[rescue] IBM disk FRU (was "Re: playing with the new E250 ... disk performance vs. old PeeCee")

Wed Dec 20 15:43:21 CST 2006

Dan Duncan wrote:

> The last time this happened to me was during a blizzard.
> 
> Today I got another call about a couple of failed disks in another IBM server.
> "Aha," I said to myself, "I wrote the FRU down last time!" and
> retrieved my notes
> only to find that it's a different sized drive this time.
> 
> Today's CNN headline:  "Blizzard threatens to bury Colorado, Plains"
> 
> Shit.
> 
> It took me over an hour to drive home, too.  All 7 miles worth.  I'm just
> glad I left when I did.

Don't you have the IBM provided tools installed on your servers?

Every one of my servers every day emails me its RAID status which 
includes in verbose detail the logical and physical composition of every 
RAID volume.  Just looking at today's report from a randomly selected 
server in my farm, if I knew that SCSI device 0 went tits-up, I have the 
FRU and serial number handy in this report (as well as a lot of other 
info they won't know what to do with).

This example runs on a RHEL4 host.  If you're running AIX the provided 
tools may be somewhat different but I bet they exist on your support CD.

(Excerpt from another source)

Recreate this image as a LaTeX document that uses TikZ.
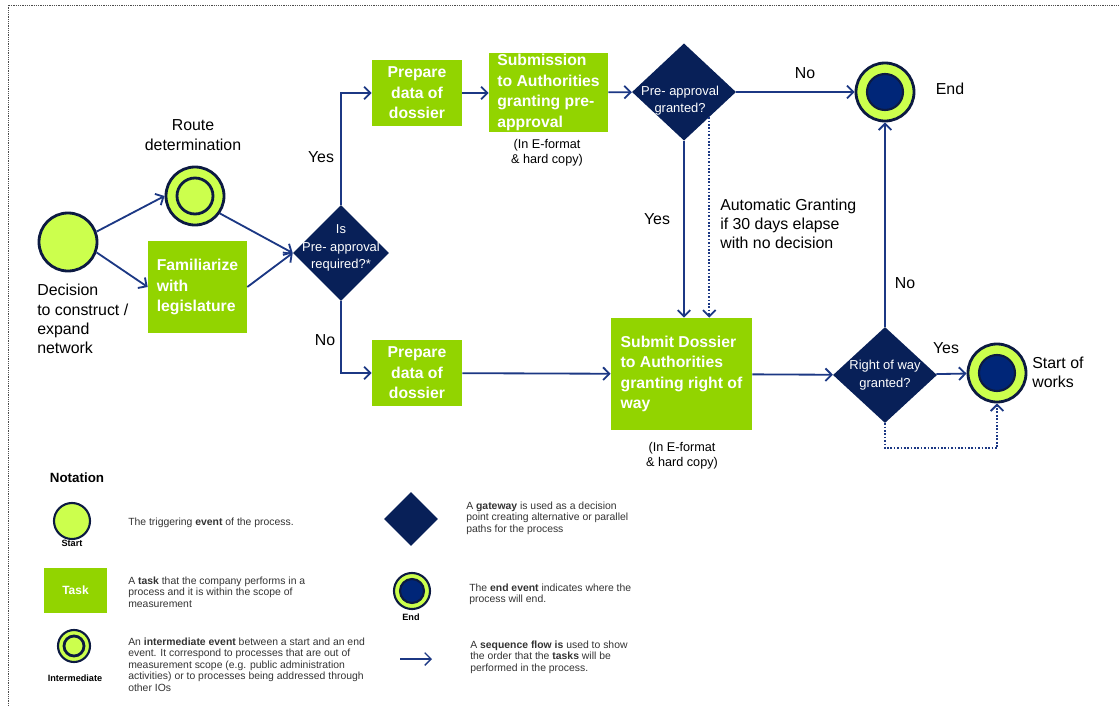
\documentclass[tikz,border=0pt]{standalone}
\usepackage{fontspec}
\setmainfont{Liberation Sans}
\usetikzlibrary{shapes.geometric,arrows.meta}

\definecolor{evgreen}{RGB}{204,255,77}
\definecolor{taskgreen}{RGB}{146,212,0}
\definecolor{gatenavy}{RGB}{8,32,88}
\definecolor{endblue}{RGB}{0,38,120}
\definecolor{evline}{RGB}{12,26,66}
\definecolor{flowblue}{RGB}{28,56,132}

\newcommand{\lblfont}{\fontsize{11.3}{13.7}\selectfont}
\newcommand{\taskfont}{\fontsize{11.2}{14.6}\selectfont\bfseries}
\newcommand{\gatefont}{\fontsize{9.2}{12.3}\selectfont}
\newcommand{\notefont}{\fontsize{9}{10.5}\selectfont}
\newcommand{\legfont}{\fontsize{7.4}{8.1}\selectfont}

\tikzset{
  event/.style={circle, draw=evline, line width=2pt, fill=evgreen,
    minimum size=1.45cm, inner sep=0pt},
  midevent/.style={event, path picture={
    \draw[evline, line width=2pt] (path picture bounding box.center) circle (#1);}},
  midevent/.default=0.45cm,
  endevent/.style={event, path picture={
    \draw[evline, line width=1.5pt, fill=endblue] (path picture bounding box.center) circle (#1);}},
  endevent/.default=0.45cm,
  task/.style={rectangle, fill=taskgreen, text=white, font=\taskfont,
    align=left, inner sep=0pt},
  gateway/.style={diamond, fill=gatenavy, inner sep=0pt},
  gatetext/.style={text=white, font=\gatefont, align=center, inner sep=0pt},
  lbl/.style={font=\lblfont, align=left, inner sep=0pt},
  note/.style={font=\notefont, align=center, inner sep=0pt},
  legtext/.style={font=\legfont, text=black!80, align=left, inner sep=0pt, anchor=west},
  legsmall/.style={font=\fontsize{6.5}{7}\selectfont\bfseries, inner sep=0pt},
  seqflow/.style={draw=flowblue, line width=1.3pt,
    -{Straight Barb[length=4.5pt,width=9pt]}},
  autoflow/.style={seqflow, dash pattern=on 1.2pt off 1.2pt},
  borderline/.style={draw=black!70, line width=0.7pt, dash pattern=on 0.8pt off 0.8pt}
}

\begin{document}
\begin{tikzpicture}[x=0.025cm,y=-0.025cm]
\useasboundingbox (0,0) rectangle (1120,706);

%%% FRAME
\draw[borderline] (8,706) -- (8,5) -- (1120,5);

%% Start
\node[event] (start) at (68,242) {};
\node[lbl, anchor=west] (declbl) at (37,319) {Decision\\to construct /\\expand\\network};

% Route determination
\node[midevent] (rd) at (195,196) {};
\node[lbl, align=center] (rdlbl) at (193,135) {Route\\determination};

% Familiarize
\node[task, minimum width=2.475cm, minimum height=2.3cm] (fam) at (197.5,287)
  {Familiarize\\with\\legislature};

% Pre-approval required?
\node[gateway, minimum width=2.4cm, minimum height=2.4cm,
  label={[gatetext, yshift=3.6pt]center:{Is\\Pre- approval\\required?*}}] (g1) at (341,253) {};
\node[lbl] (yes1) at (321,157) {Yes};
\node[lbl] (no1) at (325,340) {No};

% Prepare data (both branches)
\node[task, align=center, minimum width=2.25cm, minimum height=1.65cm] (prep1) at (417,93)
  {Prepare\\data of\\dossier};
\node[task, align=center, minimum width=2.25cm, minimum height=1.65cm] (prep2) at (417,373)
  {Prepare\\data of\\dossier};

% Submission for pre-approval
\node[task, minimum width=2.975cm, minimum height=1.975cm] (sub) at (548.5,92.5)
  {Submission\\to Authorities\\granting pre-\\approval};
\node[note] (subnote) at (547,153) {(In E-format\\\& hard copy)};

% Pre-approval granted?
\node[gateway, minimum width=2.6cm, minimum height=2.43cm,
  label={[gatetext, xshift=-2.8pt, yshift=-6.4pt]center:{Pre- approval\\granted?}}] (g2) at (684,92) {};
\node[lbl] (no2) at (805,73) {No};
\node[lbl] (yes2) at (657,219) {Yes};
\node[lbl, anchor=west] (autolbl) at (720,224) {Automatic Granting\\if 30 days elapse\\with no decision};

% End
\node[endevent] (endn) at (885,92) {};
\node[lbl] (endlbl) at (950,89) {End};

% Submit dossier for right of way
\node[task, minimum width=3.525cm, minimum height=2.8cm] (sd) at (681.5,374)
  {Submit Dossier\\to Authorities\\granting right of\\way};
\node[note] (sdnote) at (682,456) {(In E-format\\\& hard copy)};

% Right of way granted?
\node[gateway, minimum width=2.6cm, minimum height=2.4cm,
  label={[gatetext]center:{Right of way\\granted?}}] (g3) at (885,375) {};
\node[lbl] (no3) at (905,283) {No};
\node[lbl] (yes3) at (946,348) {Yes};

% Start of works
\node[endevent] (sw) at (997,373) {};
\node[lbl, anchor=west] (swlbl) at (1032,372) {Start of\\works};

%% Sequence flows
\draw[seqflow] (start.20) -- (rd.west);
\draw[seqflow] (start.-20) -- (fam.west);
\draw[seqflow] (rd.-35) -- (g1.west);
\draw[seqflow] (fam.east) -- (g1.west);
\draw[seqflow] (g1.north) |- (prep1.west);
\draw[seqflow] (g1.south) |- (prep2.west);
\draw[seqflow] (prep1.east) -- (prep1.east -| sub.west);
\draw[seqflow] (sub) -- (g2);
\draw[seqflow] (g2) -- (endn);
\draw[seqflow] (g2.south) -- (g2.south |- sd.north);
\draw[autoflow] (g2.-45) -- (g2.-45 |- sd.north);
\draw[seqflow] (prep2) -- (sd);
\draw[seqflow] (sd) -- (g3);
\draw[seqflow] (g3) -- (endn);
\draw[seqflow] (g3) -- (sw);
\draw[autoflow] (g3.south) -- ++(0,25) -| (sw.south);

%%% NOTATION
\node[font=\fontsize{9.5}{11}\selectfont\bfseries, inner sep=0pt] (notation) at (77,478) {Notation};

% start
\node[event, minimum size=0.9cm, line width=1.5pt] (lgstart) at (72,521) {};
\node[legsmall] (lgstartlbl) at (72,543) {Start};
\node[legtext] (lgstarttxt) at (128,523) {The triggering \textbf{event} of the process.};

% task
\node[task, align=center, minimum width=1.575cm, minimum height=1.125cm,
  font=\fontsize{8.5}{10}\selectfont\bfseries] (lgtask) at (75.5,590.5) {Task};
\node[legtext] (lgtasktxt) at (128,592) {A \textbf{task} that the company performs in a\\process and it is within the scope of\\measurement};

% intermediate
\node[midevent=0.25cm, minimum size=0.8cm, line width=1.5pt] (lgmid) at (74,646) {};
\node[legsmall] (lgmidlbl) at (75,678) {Intermediate};
\node[legtext] (lgmidtxt) at (128,664.5) {An \textbf{intermediate event} between a start and an end\\event. It correspond to processes that are out of\\measurement scope (e.g. public administration\\activities) or to processes being addressed through\\other IOs};

% gateway
\node[gateway, minimum width=1.35cm, minimum height=1.35cm] (lggate) at (411,519) {};
\node[legtext] (lggatetxt) at (466,518) {A \textbf{gateway} is used as a decision\\point creating alternative or parallel\\paths for the process};

% end
\node[endevent=0.3cm, minimum size=0.9cm, line width=1.5pt] (lgend) at (412,591) {};
\node[legsmall] (lgendlbl) at (411,617) {End};
\node[legtext] (lgendtxt) at (469,594) {The \textbf{end event} indicates where the\\process will end.};

% sequence flow
\coordinate (lgfrom) at (400,659);
\coordinate (lgto) at (432,659);
\draw[seqflow, line width=0.9pt] (lgfrom) -- (lgto);
\node[legtext] (lgflowtxt) at (470,657) {A \textbf{sequence flow is} used to show\\the order that the \textbf{tasks} will be\\performed in the process.};
\end{tikzpicture}
\end{document}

If you have the tools installed, make this script and drop it in your 
crontab:

#!/bin/bash
#################################################################
#
# aacraid_report.sh
#
# monitors serveraid 8i
#
# v0.1 3/23/06  this script is born
#
#################################################################

#-----------------------------------------------------------------
# function HANDLE_TRAP
# abnormal exit routine
# executed when the script receives a kill signal
#-----------------------------------------------------------------

function HANDLE_TRAP ( )
    {
    TODAY=`date +%d%b%y`
    HMS=`date +%X`

    exit 0
    return
    }

#######################################################################
#######################################################################
##
##                       Main
##                       MAIN
##                       main
##
#######################################################################
#######################################################################

VERSION="v 0.1"
SCRIPTNAME="${0}  ${VERSION}"
HMS=`date +%X`
TODAY=`date +%d%b%y`
SYSTEMNAME=`uname -n`
STATUSFILE='/tmp/aacraid_report.txt'
MAILTO='magnus at yonderway.com'

#------------------------------------------
# turn on trap handling
#------------------------------------------

trap "HANDLE_TRAP" 1 2 3 14 15

echo -e "============================================="   > ${STATUSFILE}
echo -e "Executing ${SCRIPTNAME}"                         >> ${STATUSFILE}
echo -e "At ${HMS} on ${TODAY}"                           >> ${STATUSFILE}
echo -e "on system [${SYSTEMNAME}]"                       >> ${STATUSFILE}
echo -e "=============================================\n" >> ${STATUSFILE}

/usr/RaidMan/arcconf getconfig 1 >> ${STATUSFILE}
STATUS=`cat ${STATUSFILE} |awk '/Status of logical drive/ {print $6}'`

cat "${STATUSFILE}" |mail -s "SR8i ${STATUS} - ${SYSTEMNAME}" ${MAILTO}

exit